This type of fracture is unstable. If closed reduction fails or the fragment re-displaces and cannot be reduced, open reduction with internal fixation using two Kirschner wires should be performed.

3. Rotational displacement type and fracture-dislocation type: Closed reduction is adopted. Based on the X-ray, identify the orientation of the fracture fragment. Position the elbow in varus and the forearm in supination. Use fingers to first correct the rotational displacement of the fragment, then push it back into the joint for reduction. If accompanied by lateral or posterior elbow dislocation, simultaneous reduction is required. Alternatively, push the fragment posteriorly first, correct the rotation, and then push it back into the joint for reduction. The immobilization method and duration are the same as for the lateral displacement type.

If closed reduction fails, open reduction should be performed to correct the rotational displacement of the fracture fragment. Preserve the soft tissue attached to the fragment as much as possible to avoid avascular necrosis. Fix with two Kirschner wires, and postoperatively immobilize with a plaster splint for 4–6 weeks. Remove the wires and external fixation, then begin elbow joint mobilization.

4. Old fractures: Surgery is generally not recommended. For fractures within 3 months with significant displacement and nonunion, Beijing Jishuitan Hospital adopts open reduction and internal fixation. As long as intraoperative reduction is satisfactory and internal fixation is stable, combined with active postoperative functional exercises, most patients can still achieve good outcomes. Even if the elbow joint is stiff preoperatively, partial functional improvement can still be obtained postoperatively.

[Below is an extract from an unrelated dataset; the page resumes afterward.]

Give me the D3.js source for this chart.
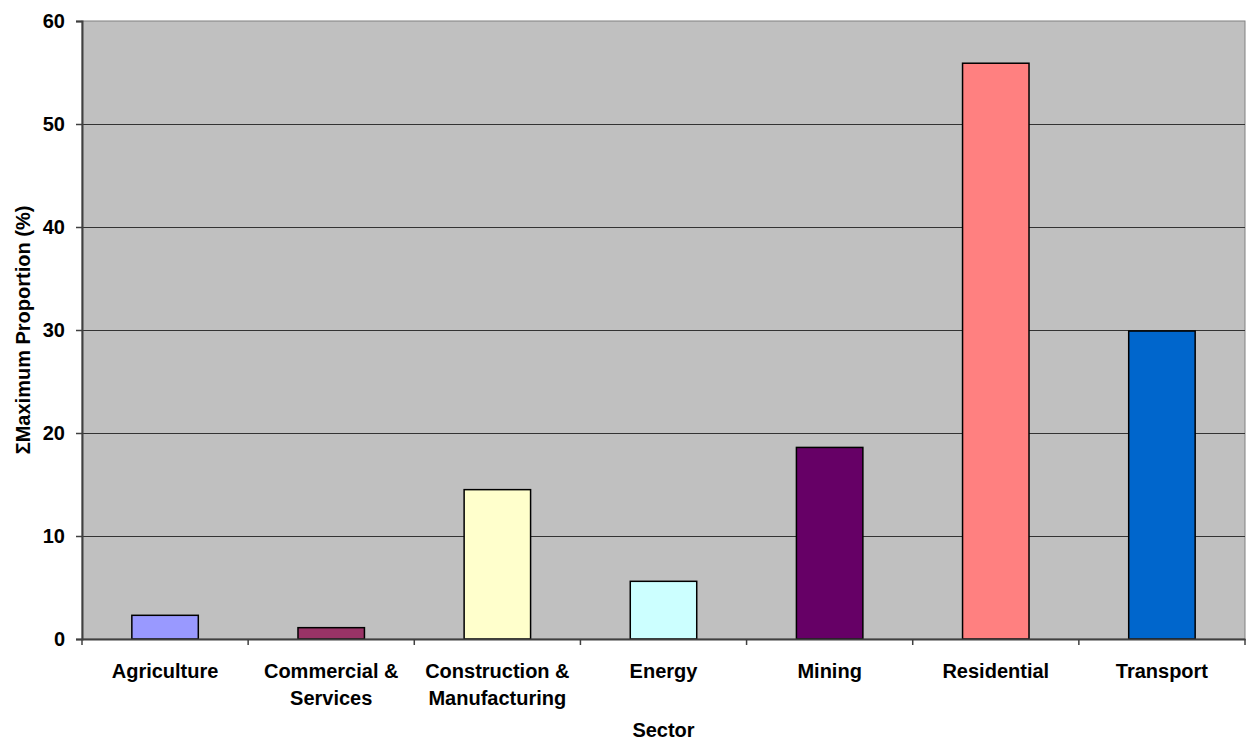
<!DOCTYPE html>
<html>
<head>
<meta charset="utf-8">
<script src="https://cdn.jsdelivr.net/npm/d3@7/dist/d3.min.js"></script>
<style>
  html, body { margin: 0; padding: 0; background: #fff; }
  svg { display: block; }
  text { font-family: "Liberation Sans", Arial, sans-serif; font-weight: bold; fill: #000; }
</style>
</head>
<body>
<svg id="chart" width="1246" height="743"></svg>
<script>
// Sector totals of maximum proportion (%)
const sectors = [
  ["Agriculture"],
  ["Commercial &", "Services"],
  ["Construction &", "Manufacturing"],
  ["Energy"],
  ["Mining"],
  ["Residential"],
  ["Transport"]
];
const values = [2.3, 1.1, 14.5, 5.6, 18.6, 55.9, 29.9];
const colors = ["#9999FF", "#993366", "#FFFFCC", "#CCFFFF", "#660066", "#FF8080", "#0066CC"];
const yTicks = [0, 10, 20, 30, 40, 50, 60];

const svg = d3.select("#chart");
const m = { left: 82, top: 21, right: 1245, bottom: 639 };

const x = d3.scaleBand()
  .domain(d3.range(sectors.length))
  .range([m.left, m.right])
  .paddingInner(0).paddingOuter(0);
const y = d3.scaleLinear().domain([0, 60]).range([m.bottom, m.top]);

// Plot area
svg.append("rect")
  .attr("x", m.left).attr("y", m.top)
  .attr("width", m.right - m.left).attr("height", m.bottom - m.top)
  .attr("fill", "#C0C0C0")
  .attr("stroke", "#808080").attr("stroke-width", 1);

// Gridlines
svg.append("g").selectAll("line")
  .data(yTicks.filter(t => t > 0 && t < 60))
  .join("line")
  .attr("x1", m.left).attr("x2", m.right)
  .attr("y1", d => Math.round(y(d)) + 0.5).attr("y2", d => Math.round(y(d)) + 0.5)
  .attr("stroke", "#333").attr("stroke-width", 1);

// Bars
const bw = x.bandwidth() * 0.4;
svg.append("g").selectAll("rect")
  .data(values)
  .join("rect")
  .attr("x", (d, i) => x(i) + (x.bandwidth() - bw) / 2)
  .attr("y", d => y(d))
  .attr("width", bw)
  .attr("height", d => y(0) - y(d))
  .attr("fill", (d, i) => colors[i])
  .attr("stroke", "#000").attr("stroke-width", 1.5);

// Y axis
const yAxis = svg.append("g")
  .attr("transform", `translate(${m.left},0)`)
  .call(d3.axisLeft(y).tickValues(yTicks).tickSize(6).tickPadding(11));
yAxis.select(".domain").attr("stroke", "#404040").attr("stroke-width", 2);
yAxis.selectAll(".tick line").attr("stroke", "#404040").attr("stroke-width", 1.5);
yAxis.selectAll(".tick text")
  .style("font-size", "20px").style("font-family", "Liberation Sans, Arial, sans-serif")
  .style("font-weight", "bold").attr("fill", "#000");

// X axis
const xAxis = svg.append("g")
  .attr("transform", `translate(0,${m.bottom})`)
  .call(d3.axisBottom(x).tickValues([]).tickSizeOuter(0));
xAxis.select(".domain").attr("stroke", "#404040").attr("stroke-width", 2);
xAxis.selectAll(".sep")
  .data(d3.range(sectors.length + 1))
  .join("line")
  .attr("class", "sep")
  .attr("x1", i => (i < sectors.length ? x(i) : m.right))
  .attr("x2", i => (i < sectors.length ? x(i) : m.right))
  .attr("y1", 0).attr("y2", 6)
  .attr("stroke", "#404040").attr("stroke-width", 1.5);

// Category labels
const lab = svg.append("g").selectAll("text")
  .data(sectors)
  .join("text")
  .attr("text-anchor", "middle")
  .attr("x", (d, i) => x(i) + x.bandwidth() / 2)
  .attr("y", 678)
  .style("font-size", "20px");
lab.selectAll("tspan")
  .data(d => d)
  .join("tspan")
  .attr("x", function () { return d3.select(this.parentNode).attr("x"); })
  .attr("dy", (d, i) => (i === 0 ? 0 : 27))
  .text(d => d);

// Axis titles
svg.append("text")
  .attr("x", (m.left + m.right) / 2).attr("y", 737)
  .attr("text-anchor", "middle")
  .style("font-size", "20px")
  .text("Sector");
svg.append("text")
  .attr("transform", `translate(30,${(m.top + m.bottom) / 2}) rotate(-90)`)
  .attr("text-anchor", "middle")
  .style("font-size", "20px")
  .text("ΣMaximum Proportion (%)");
</script>
</body>
</html>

bubble_chart Complications

1. Cubitus valgus: Deformity caused by injury to the lateral epiphyseal cartilage plate of the distal humerus after trauma, which may lead to premature closure. This results in uneven development of the distal humerus, causing cubitus valgus and a fishtail-like deformity of the distal humerus. For severe cases, osteotomy may be performed for correction.
2. Ulnar neuritis or paralysis: Due to traction from cubitus valgus deformity or impingement of the ulnar nerve by the olecranon, ulnar neuritis may occur. Once detected, the ulnar nerve should be transposed early to prevent paralysis.